Tag Archives: motivation

Going public

I woke up at 2 in the morning for a bathroom break. Someone was thumping my chest. It took me a few moments to realize that it was me. My arm had fallen asleep and I was attempting to wake it up by hitting it against my chest.

The things we do to ourselves without realizing it. Thinking that someone else is doing them to us. That we are not the cause of our own problems, of our situation. That events just happen of their own volition.

I can always justify not spending time writing because the bills need to be paid, the laundry needs to be done, the dishwasher emptied. Hey, I can’t shirk those responsibilities now that I am no longer working. Sometimes I just don’t feel well enough to do more than lie on the couch and watch TV. I can always blame it on my cancer. Then I can go to my writing group with a reason (an excuse?) for why I’ve been neglecting Anne.

Yet I’ve always been able to force myself to power through projects. When I’ve had to. But not when I’ve wanted to. Wanting to have something done is not enough for me. I’ve always needed a deadline, a real deadline, not one that I’ve set for myself.

Last night at my writing group I committed to submitting next week. I am going to start with the beginning of Anne and work my way to the end. The end of what will be the second draft. Two down, how many more to go after that?

John suggested that I post my novel right here on my blog. WHAT??? That means going public with my writing, posting it on the Internet for the whole world to see (OK, so I only have 53 followers). Before I feel it is ready. Or before I am ready……

Just 250 words every other day. Yet it feels like a major commitment. As frightening as it is I think it’s a great idea. I’d love to hear what you think!

Perfection Paralysis

I woke up this morning dreaming about Anne. Just like most dreams, two hours later I have no idea what it was about. But I see it as a good sign—I am immersing myself in Anne’s life, which can only help me with my novel.

In reality, I don’t need more plot ideas or character background. I have all of that. What I am lacking is the motivation to sit down and write. “Seat of the pants to the seat of the chair.” Steve threatened this morning to make me stay at Joy’s cabin until I finish the novel. He will come and visit me but I won’t be allowed to leave!

As though in 39 years of marriage he has ever been able to “make” me do something. He asked how close to completion is the novel? 90%? I must have really fooled him about the progress I have been making on the book. I only wish I were at 90%…or even 50%.

My excuse when I was working was that I didn’t have time to write. So what’s my excuse now that I am retired? It’s the same one that has always been the source of my procrastination—perfection paralysis.
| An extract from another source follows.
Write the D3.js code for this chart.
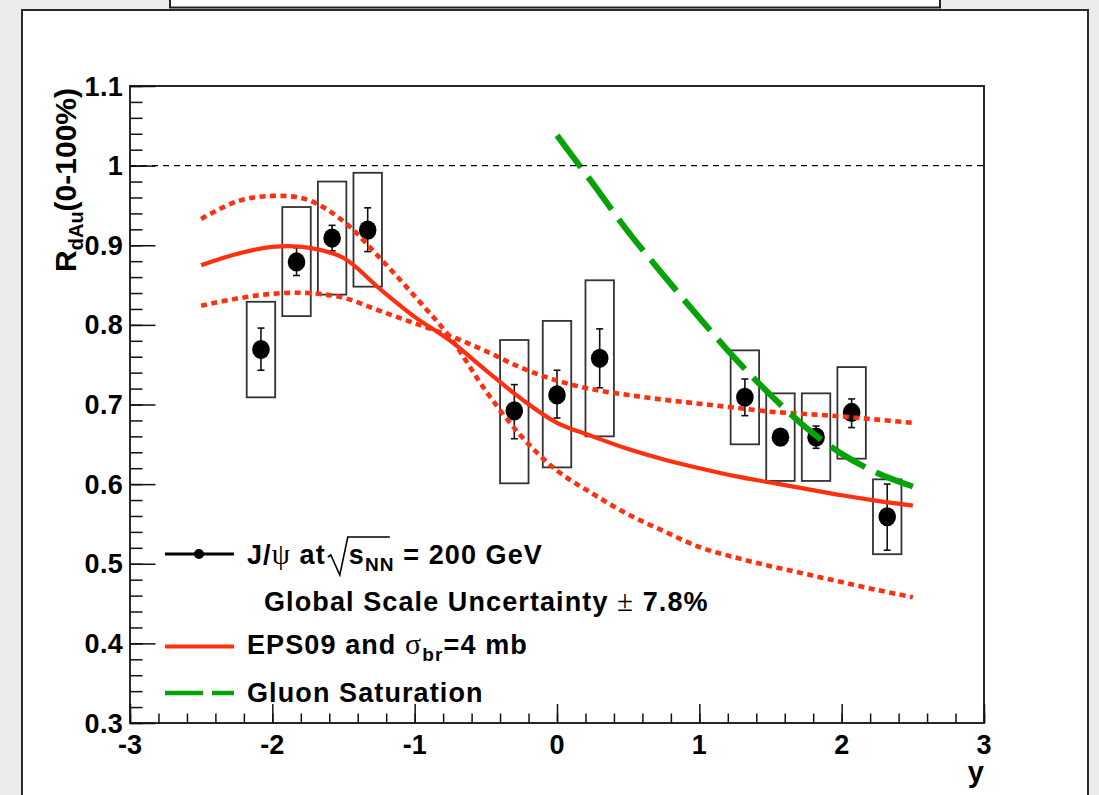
<!DOCTYPE html>
<html><head><meta charset="utf-8">
<script src="https://cdn.jsdelivr.net/npm/d3@7"></script>
<style>
html,body{margin:0;padding:0;background:#ebebed;}
svg{display:block;}
text{font-family:"Liberation Sans",Arial,Helvetica,sans-serif;font-weight:bold;fill:#000;}
.sym{font-family:"Liberation Serif","Times New Roman",serif;font-weight:normal;}
</style></head><body>
<svg id="chart" width="1099" height="795"></svg>
<script>
// J/psi nuclear modification factor in d+Au vs rapidity
const rapidity   = [-2.08, -1.83, -1.58, -1.33, -0.30, 0.00, 0.30, 1.32, 1.57, 1.82, 2.07, 2.32];
const rdau       = [0.769, 0.879, 0.909, 0.919, 0.692, 0.712, 0.758, 0.709, 0.659, 0.659, 0.690, 0.559];
const statLow    = [0.743, 0.862, 0.893, 0.892, 0.657, 0.683, 0.721, 0.686, 0.650, 0.645, 0.671, 0.517];
const statHigh   = [0.796, 0.897, 0.925, 0.947, 0.725, 0.743, 0.795, 0.732, 0.668, 0.673, 0.707, 0.600];
const sysLow     = [0.709, 0.811, 0.838, 0.848, 0.601, 0.621, 0.660, 0.650, 0.604, 0.604, 0.632, 0.512];
const sysHigh    = [0.829, 0.948, 0.980, 0.991, 0.781, 0.805, 0.856, 0.768, 0.714, 0.714, 0.747, 0.606];
const sysHalfWidth = 0.1;

// EPS09 + breakup cross section calculation (central value and band edges)
const modelY       = [-2.5, -2.25, -2.0, -1.75, -1.5, -1.25, -1.0, -0.75, -0.5, -0.25, 0.0, 0.25, 0.5, 0.75, 1.0, 1.25, 1.5, 1.75, 2.0, 2.25, 2.5];
const eps09Central = [0.875, 0.889, 0.898, 0.897, 0.884, 0.846, 0.810, 0.780, 0.743, 0.707, 0.677, 0.660, 0.644, 0.631, 0.620, 0.610, 0.602, 0.594, 0.586, 0.579, 0.573];
const eps09EdgeA   = [0.933, 0.955, 0.962, 0.957, 0.930, 0.885, 0.836, 0.784, 0.717, 0.660, 0.617, 0.588, 0.562, 0.541, 0.521, 0.508, 0.497, 0.487, 0.477, 0.467, 0.458];
const eps09EdgeB   = [0.824, 0.833, 0.839, 0.840, 0.834, 0.818, 0.802, 0.786, 0.767, 0.746, 0.730, 0.719, 0.712, 0.706, 0.701, 0.696, 0.691, 0.688, 0.685, 0.681, 0.677];

// Gluon saturation (CGC) calculation
const satY = [0.0, 0.25, 0.5, 0.75, 1.0, 1.25, 1.5, 1.75, 2.0, 2.25, 2.5];
const satR = [1.038, 0.978, 0.917, 0.862, 0.809, 0.758, 0.712, 0.671, 0.638, 0.614, 0.597];

const xTicks = [-3, -2, -1, 0, 1, 2, 3];
const yTicks = [0.3, 0.4, 0.5, 0.6, 0.7, 0.8, 0.9, 1.0, 1.1];
const xDomain = [-3, 3];
const yDomain = [0.3, 1.1];

const RED = "#ff3010", GREEN = "#06a306";

const svg = d3.select("#chart");

// page panel and caption box
svg.append("rect").attr("x", 0).attr("y", 0).attr("width", 1099).attr("height", 795).attr("fill", "#ebebed");
svg.append("rect").attr("x", 170).attr("y", -4).attr("width", 770).attr("height", 11.5)
  .attr("fill", "#fff").attr("stroke", "#222").attr("stroke-width", 2);
svg.append("rect").attr("x", 22).attr("y", 10).attr("width", 1066).attr("height", 800)
  .attr("fill", "#fff").attr("stroke", "#2a2a2a").attr("stroke-width", 2);

const plotL = 130, plotR = 984, plotT = 86, plotB = 723;
const x = d3.scaleLinear().domain(xDomain).range([plotL, plotR]);
const y = d3.scaleLinear().domain(yDomain).range([plotB, plotT]);

const plot = svg.append("g");

// systematic boxes
plot.selectAll("rect.sys").data(rapidity).join("rect").attr("class", "sys")
  .attr("x", d => x(d - sysHalfWidth))
  .attr("width", d => x(d + sysHalfWidth) - x(d - sysHalfWidth))
  .attr("y", (d, i) => y(sysHigh[i]))
  .attr("height", (d, i) => y(sysLow[i]) - y(sysHigh[i]))
  .attr("fill", "none").attr("stroke", "#333").attr("stroke-width", 1.8);

// statistical error bars
const eb = plot.selectAll("g.err").data(rapidity).join("g").attr("class", "err")
  .attr("stroke", "#111").attr("stroke-width", 1.6);
eb.append("line").attr("x1", d => x(d)).attr("x2", d => x(d))
  .attr("y1", (d, i) => y(statLow[i])).attr("y2", (d, i) => y(statHigh[i]));
eb.append("line").attr("x1", d => x(d) - 3.5).attr("x2", d => x(d) + 3.5)
  .attr("y1", (d, i) => y(statLow[i])).attr("y2", (d, i) => y(statLow[i]));
eb.append("line").attr("x1", d => x(d) - 3.5).attr("x2", d => x(d) + 3.5)
  .attr("y1", (d, i) => y(statHigh[i])).attr("y2", (d, i) => y(statHigh[i]));

// markers
plot.selectAll("ellipse.pt").data(rapidity).join("ellipse").attr("class", "pt")
  .attr("cx", d => x(d)).attr("cy", (d, i) => y(rdau[i]))
  .attr("rx", 8.8).attr("ry", 9.6).attr("fill", "#000");

// theory curves
const line = d3.line().curve(d3.curveCatmullRom.alpha(0.5));
const modelPts = arr => modelY.map((v, i) => [x(v), y(arr[i])]);
plot.append("path").attr("d", line(modelPts(eps09EdgeA)))
  .attr("fill", "none").attr("stroke", RED).attr("stroke-width", 4.6).attr("stroke-dasharray", "6,4.5");
plot.append("path").attr("d", line(modelPts(eps09EdgeB)))
  .attr("fill", "none").attr("stroke", RED).attr("stroke-width", 4.6).attr("stroke-dasharray", "6,4.5");
plot.append("path").attr("d", line(modelPts(eps09Central)))
  .attr("fill", "none").attr("stroke", RED).attr("stroke-width", 4.2);
plot.append("path").attr("d", line(satY.map((v, i) => [x(v), y(satR[i])])))
  .attr("fill", "none").attr("stroke", GREEN).attr("stroke-width", 6).attr("stroke-dasharray", "40,12");

// unity reference line
plot.append("line").attr("x1", x(-3)).attr("x2", x(3)).attr("y1", y(1)).attr("y2", y(1))
  .attr("stroke", "#000").attr("stroke-width", 1.3).attr("stroke-dasharray", "6,5");

// frame
svg.append("rect").attr("x", plotL).attr("y", plotT).attr("width", plotR - plotL).attr("height", plotB - plotT)
  .attr("fill", "none").attr("stroke", "#111").attr("stroke-width", 1.8);

// axes with inward ticks
const yMinor = d3.range(0.3, 1.1001, 0.02);
const xMinor = d3.range(-3, 3.0001, 0.2);
const axY = svg.append("g").attr("transform", `translate(${plotL},0)`);
axY.call(d3.axisRight(y).tickValues(yMinor).tickSize(12.5).tickFormat(""));
axY.call(g => g.select(".domain").remove());
const axY2 = svg.append("g").attr("transform", `translate(${plotL},0)`);
axY2.call(d3.axisRight(y).tickValues(yTicks).tickSize(25.5).tickFormat(""));
axY2.call(g => g.select(".domain").remove());
const axX = svg.append("g").attr("transform", `translate(0,${plotB})`);
axX.call(d3.axisTop(x).tickValues(xMinor).tickSize(9.5).tickFormat(""));
axX.call(g => g.select(".domain").remove());
const axX2 = svg.append("g").attr("transform", `translate(0,${plotB})`);
axX2.call(d3.axisTop(x).tickValues(xTicks).tickSize(19).tickFormat(""));
axX2.call(g => g.select(".domain").remove());
svg.selectAll(".tick line").attr("stroke", "#111").attr("stroke-width", 1.5);

// tick labels
svg.selectAll("text.yl").data(yTicks).join("text").attr("class", "yl")
  .attr("x", 123).attr("y", d => y(d) + 9.5).attr("text-anchor", "end")
  .style("font-size", "27px").style("letter-spacing", "0.3px")
  .text(d => String(+d.toFixed(1)));
svg.selectAll("text.xl").data(xTicks).join("text").attr("class", "xl")
  .attr("x", d => x(d)).attr("y", 754).attr("text-anchor", "middle")
  .style("font-size", "27px")
  .text(d => String(d));

// axis titles
svg.append("text").attr("x", 984).attr("y", 782).attr("text-anchor", "end")
  .style("font-size", "29px").text("y");
const yt = svg.append("text").attr("transform", "translate(76,88) rotate(-90)")
  .attr("text-anchor", "end").style("font-size", "30px");
yt.append("tspan").text("R");
yt.append("tspan").attr("dy", 7).style("font-size", "20px").text("dAu");
yt.append("tspan").attr("dy", -7).text("(0-100%)");

// legend
const lg = svg.append("g");
const fs = "27px", ls = "1.1px";
lg.append("line").attr("x1", 165).attr("x2", 234).attr("y1", 554).attr("y2", 554)
  .attr("stroke", "#000").attr("stroke-width", 3.2);
lg.append("circle").attr("cx", 199).attr("cy", 554).attr("r", 5).attr("fill", "#000");
lg.append("line").attr("x1", 165).attr("x2", 234).attr("y1", 646.5).attr("y2", 646.5)
  .attr("stroke", RED).attr("stroke-width", 4.2);
lg.append("line").attr("x1", 165).attr("x2", 234).attr("y1", 693).attr("y2", 693)
  .attr("stroke", GREEN).attr("stroke-width", 4.5).attr("stroke-dasharray", "38,9");

const t1 = lg.append("text").attr("x", 247).attr("y", 564).style("font-size", fs).style("letter-spacing", ls);
t1.append("tspan").text("J/");
t1.append("tspan").attr("class", "sym").style("font-size", "29px").text("ψ");
t1.append("tspan").text(" at");
const w1 = t1.node().getComputedTextLength();
const rx0 = 247 + w1 + 2;
lg.append("path")
  .attr("d", `M${rx0},557 L${rx0 + 3},555 L${rx0 + 12},575 L${rx0 + 20},537 L${rx0 + 62},537`)
  .attr("fill", "none").attr("stroke", "#000").attr("stroke-width", 1.6);
const t2 = lg.append("text").attr("x", rx0 + 21).attr("y", 564).style("font-size", fs).style("letter-spacing", ls);
t2.append("tspan").text("s");
t2.append("tspan").attr("dy", 7).style("font-size", "19px").text("NN");
t2.append("tspan").attr("dy", -7).text(" = 200 GeV");

const t3 = lg.append("text").attr("x", 264).attr("y", 611).style("font-size", fs).style("letter-spacing", ls);
t3.append("tspan").text("Global Scale Uncertainty ");
t3.append("tspan").attr("class", "sym").style("font-size", "29px").text("±");
t3.append("tspan").text(" 7.8%");

const t4 = lg.append("text").attr("x", 247).attr("y", 654).style("font-size", fs).style("letter-spacing", ls);
t4.append("tspan").text("EPS09 and ");
t4.append("tspan").attr("class", "sym").style("font-size", "30px").text("σ");
t4.append("tspan").attr("dy", 7).style("font-size", "19px").text("br");
t4.append("tspan").attr("dy", -7).text("=4 mb");

lg.append("text").attr("x", 247).attr("y", 702).style("font-size", fs).style("letter-spacing", ls)
  .text("Gluon Saturation");
</script>
</body></html>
When I was working on my Alex novel, I wrote a diary that was not going to be part of the book. Its purpose was to provide backstory, to help me understand how Alex got to where she is. The patient members of my writing group were the only intended audience so (no offense) I wasn’t plagued by the need for perfection. The ideas flowed. I looked forward to writing at the end of my work day.

Now I don’t work. And yet I don’t write any more than I did when I had a job—maybe less. Time to fix that. For, unlike Mick Jagger who just turned 70, I don’t have a career spanning 50 years to look forward to. How fair is it that someone who has lived his lifestyle is now 70 and healthy, (even the epitome of “70 is the new 50”) when I, with my (almost) squeaky clean life, am diagnosed with adrenal cancer at 57?
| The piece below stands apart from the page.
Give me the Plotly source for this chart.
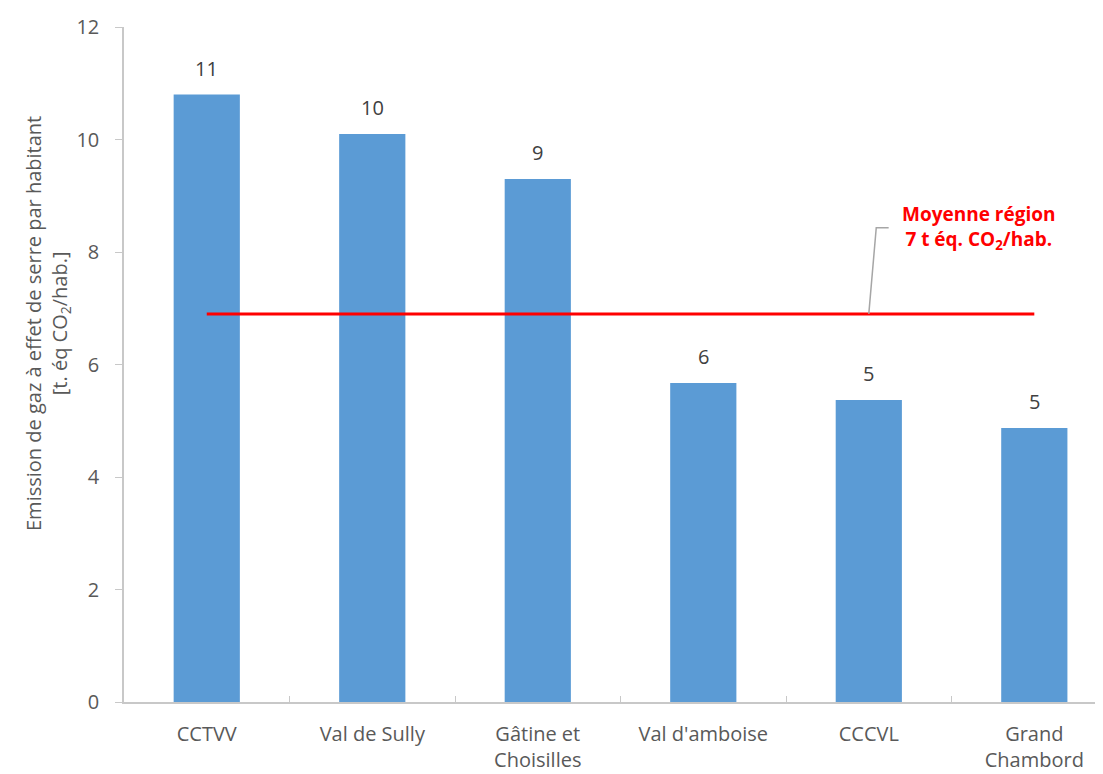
import plotly.graph_objects as go

# emissions par habitant (t eq CO2/hab.)
territoires = ["CCTVV", "Val de Sully", "Gâtine et<br>Choisilles", "Val d'amboise",
               "CCCVL", "Grand<br>Chambord"]
emissions = [10.8, 10.1, 9.3, 5.67, 5.37, 4.87]
etiquettes = ["11", "10", "9", "6", "5", "5"]
moyenne_region = 6.9

font_name = "Open Sans"
gris_texte = "#595959"
gris_axe = "#C8C8C8"

fig = go.Figure()
fig.add_trace(go.Bar(
    x=territoires, y=emissions, width=0.4,
    marker=dict(color="#5B9BD5", line=dict(width=0)),
    hoverinfo="x+y",
))
fig.add_trace(go.Scatter(
    x=territoires, y=[moyenne_region] * len(territoires),
    mode="lines", line=dict(color="#FF0000", width=3),
    hoverinfo="y",
))

# valeurs au-dessus des barres
for t, v, e in zip(territoires, emissions, etiquettes):
    fig.add_annotation(x=t, y=v, text=e, showarrow=False, yanchor="bottom",
                       yshift=11, font=dict(family=font_name, size=20, color="#404040"))

# legende de la moyenne + trait de rappel
fig.add_shape(type="path", xref="x", yref="y",
              path=f"M 4,{moyenne_region} L 4.045,8.43 L 4.12,8.43",
              line=dict(color="#A6A6A6", width=1.5))
fig.add_annotation(x=4.66, y=8.43, xref="x", yref="y", showarrow=False,
                   text="<b>Moyenne région<br>7 t éq. CO<sub>2</sub>/hab.</b>",
                   font=dict(family=font_name, size=19, color="#FF0000"))

# titre de l'axe y (un peu au-dessus du centre, comme l'original)
fig.add_annotation(x=0, y=0.56, xref="paper", yref="paper", xshift=-76,
                   xanchor="center", yanchor="middle", textangle=-90, showarrow=False,
                   text="Emission de gaz à effet de serre par habitant<br>[t. éq CO<sub>2</sub>/hab.]",
                   font=dict(family=font_name, size=20, color=gris_texte))

# la page html ajoute 8 px de marge : figure un peu reduite
fig.update_layout(
    width=1095, height=766,
    margin=dict(l=116, r=0, t=19, b=72, autoexpand=False),
    plot_bgcolor="white", paper_bgcolor="white",
    showlegend=False,
    font=dict(family=font_name, size=20, color=gris_texte),
)
fig.update_xaxes(
    range=[-0.5, 5.415],
    showline=True, linecolor=gris_axe, linewidth=1.5,
    ticks="inside", tickson="boundaries", ticklen=6, tickcolor=gris_axe,
    showgrid=False, ticklabelstandoff=13,
    tickfont=dict(size=20, color=gris_texte),
)
fig.update_yaxes(
    range=[0, 12], dtick=2,
    showline=True, linecolor=gris_axe, linewidth=1.5,
    ticks="outside", ticklen=7, tickcolor=gris_axe,
    showgrid=False, zeroline=False,
    ticklabelstandoff=12,
    tickfont=dict(size=20, color=gris_texte),
)

fig.write_html("out.html")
There is good news along the way. According to an ultrasound last week, I have a “good-looking” thyroid. And the cyst on it is just a cyst. Nothing to worry about—50% of people have them. I’ve also dropped my mitotane consumption (once again) from 5 to 4 pills a day in an effort to lessen the side effects.
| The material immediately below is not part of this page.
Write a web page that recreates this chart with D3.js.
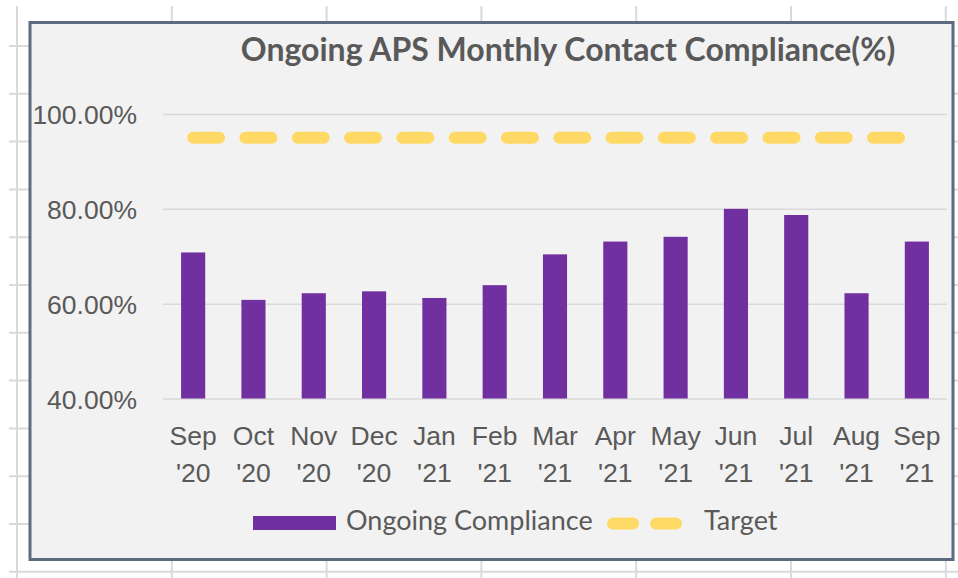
<!DOCTYPE html>
<html>
<head>
<meta charset="utf-8">
<script src="https://cdn.jsdelivr.net/npm/d3@7"></script>
<style>
    body { margin: 0; background: #ffffff; }
    svg { display: block; font-family: Lato, "Open Sans", sans-serif; }
    .axis text { fill: #595959; font-size: 26.5px; }
    .legend text { fill: #595959; font-size: 27px; }
</style>
</head>
<body>
<svg id="chart"></svg>
<script>
// months on the x axis
const months = ["Sep '20", "Oct '20", "Nov '20", "Dec '20", "Jan '21", "Feb '21", "Mar '21",
    "Apr '21", "May '21", "Jun '21", "Jul '21", "Aug '21", "Sep '21"];

// ongoing compliance (%)
const compliance = [70.8, 60.8, 62.2, 62.6, 61.2, 63.9, 70.4, 73.1, 74.1, 80.0, 78.7, 62.2, 73.1];

// target (%)
const target = [95, 95, 95, 95, 95, 95, 95, 95, 95, 95, 95, 95, 95];

const yTicks = [40, 60, 80, 100];
const yDomain = [40, 100];

const chartTitle = "Ongoing APS Monthly Contact Compliance(%)";
const legendNames = ["Ongoing Compliance", "Target"];

class barChart {
    constructor(_config) {
        this.config = {
            parentElement: _config.parentElement,
            containerWidth: _config.containerWidth,
            containerHeight: _config.containerHeight,
            margin: { top: 114, bottom: 179.5, right: 11, left: 163 }
        };
        this.initVis();
    }

    initVis() {
        let vis = this;

        vis.width = vis.config.containerWidth - vis.config.margin.left - vis.config.margin.right;
        vis.height = vis.config.containerHeight - vis.config.margin.top - vis.config.margin.bottom;

        vis.svg = d3.select(vis.config.parentElement)
            .attr('width', vis.config.containerWidth)
            .attr('height', vis.config.containerHeight);

        // spreadsheet cells behind the chart
        const sheet = vis.svg.append('g')
            .attr('stroke', '#dadada')
            .attr('stroke-width', 2);
        sheet.selectAll('.col')
            .data(d3.range(17, 958, 154.8))
            .join('line')
            .attr('x1', d => d).attr('x2', d => d)
            .attr('y1', 6).attr('y2', 578);
        sheet.selectAll('.row')
            .data(d3.range(46, 578, 47.8))
            .join('line')
            .attr('y1', d => d).attr('y2', d => d)
            .attr('x1', 9).attr('x2', 958);

        // chart frame
        vis.svg.append('rect')
            .attr('x', 30)
            .attr('y', 22.5)
            .attr('width', 923)
            .attr('height', 537)
            .attr('fill', '#f2f2f2')
            .attr('stroke', '#5c6b80')
            .attr('stroke-width', 3);

        vis.svg.append('text')
            .attr('x', 568)
            .attr('y', 61)
            .attr('text-anchor', 'middle')
            .style('font-size', '32px')
            .style('font-weight', 'bold')
            .style('fill', '#595959')
            .text(chartTitle);

        vis.chart = vis.svg.append('g')
            .attr('transform', `translate(${vis.config.margin.left},${vis.config.margin.top})`);

        vis.xScale = d3.scaleBand()
            .domain(months)
            .range([0, vis.width])
            .padding(0);

        vis.yScale = d3.scaleLinear()
            .domain(yDomain)
            .range([vis.height, 0]);

        vis.yAxis = d3.axisLeft(vis.yScale)
            .tickValues(yTicks)
            .tickSize(-vis.width)
            .tickPadding(26)
            .tickFormat(d => d.toFixed(2) + '%');

        vis.xAxis = d3.axisBottom(vis.xScale)
            .tickSize(0)
            .tickPadding(0);

        vis.yAxisG = vis.chart.append('g')
            .attr('class', 'axis y-axis')
            .call(vis.yAxis)
            .call(g => g.select('.domain').remove());
        vis.yAxisG.selectAll('.tick line')
            .attr('stroke', '#d9d9d9')
            .attr('stroke-width', 1.5);
        vis.yAxisG.selectAll('.tick text')
            .attr('dy', '0.36em');

        vis.xAxisG = vis.chart.append('g')
            .attr('class', 'axis x-axis')
            .attr('transform', `translate(0,${vis.height})`)
            .call(vis.xAxis)
            .call(g => g.select('.domain').remove());

        // two line labels: month / year
        vis.xAxisG.selectAll('.tick text').each(function(d) {
            const t = d3.select(this).text(null).attr('y', null).attr('dy', null);
            d.split(' ').forEach((part, i) => {
                t.append('tspan')
                    .attr('x', 0)
                    .attr('y', 46.5 + i * 37)
                    .text(part);
            });
        });

        vis.updateVis();
    }

    updateVis() {
        let vis = this;
        const bw = vis.xScale.bandwidth();

        vis.chart.selectAll('.bar')
            .data(compliance)
            .join('rect')
            .attr('class', 'bar')
            .attr('x', (d, i) => vis.xScale(months[i]) + bw * 0.3)
            .attr('width', bw * 0.4)
            .attr('y', d => vis.yScale(d))
            .attr('height', d => vis.height - vis.yScale(d))
            .attr('fill', '#7030a0');

        const line = d3.line()
            .x((d, i) => vis.xScale(months[i]) + bw / 2)
            .y(d => vis.yScale(d));

        vis.chart.append('path')
            .datum(target)
            .attr('d', line)
            .attr('fill', 'none')
            .attr('stroke', '#ffd966')
            .attr('stroke-width', 12)
            .attr('stroke-linecap', 'round')
            .attr('stroke-dasharray', '26,26.3');

        // legend
        const legend = vis.svg.append('g').attr('class', 'legend');
        legend.append('rect')
            .attr('x', 253).attr('y', 516)
            .attr('width', 83).attr('height', 14)
            .attr('fill', '#7030a0');
        legend.append('text')
            .attr('x', 346).attr('y', 530)
            .text(legendNames[0]);
        legend.append('line')
            .attr('x1', 613).attr('x2', 677)
            .attr('y1', 523.5).attr('y2', 523.5)
            .attr('stroke', '#ffd966')
            .attr('stroke-width', 12)
            .attr('stroke-linecap', 'round')
            .attr('stroke-dasharray', '20,23');
        legend.append('text')
            .attr('x', 704).attr('y', 530)
            .text(legendNames[1]);
    }
}

new barChart({ parentElement: '#chart', containerWidth: 958, containerHeight: 578 });
</script>
</body>
</html>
With the good comes the bad. Next week I visit the dermatologist because of a suspicious mole or two. Wouldn’t be much of a concern if not for the two melanomas I had removed back in 2002. The appointment with the dermatology surgeon for the following week is already scheduled. Hoping that it needs to be cancelled…..

Buckle Down and Write

My writing group met last night and today two of us are having lunch and a writing session at my house. The women of the group have been doing Friday lunches for a while now—we’ve found that one hour just hasn’t been enough time together so we’ve added the writing session. Last week was our first one and although we didn’t accomplish any writing, we did make it a motivational session—for Eleanor. We committed to four pages a day for five days a week, whether original writing or revision. Not only did Eleanor stick to this for the week, she also managed to whittle an existing story down to 4000 words so she could submit it to a writing contest. She is motivated. Why aren’t I?

Maybe if I turn off HGTV/DIY, maybe once I get the painting and minor remodeling projects done, maybe when I’m done with physical therapy, maybe after the Fourth of July and family has come and gone, maybe, maybe, maybe…. maybe I just need to stop coming up with excuses and buckle down and write. Time is not on my side.

So do I want to fulfill my dream or don’t I?  Or am I just in love with the idea of being a writer, unable, unwilling, to invest the effort to realize it?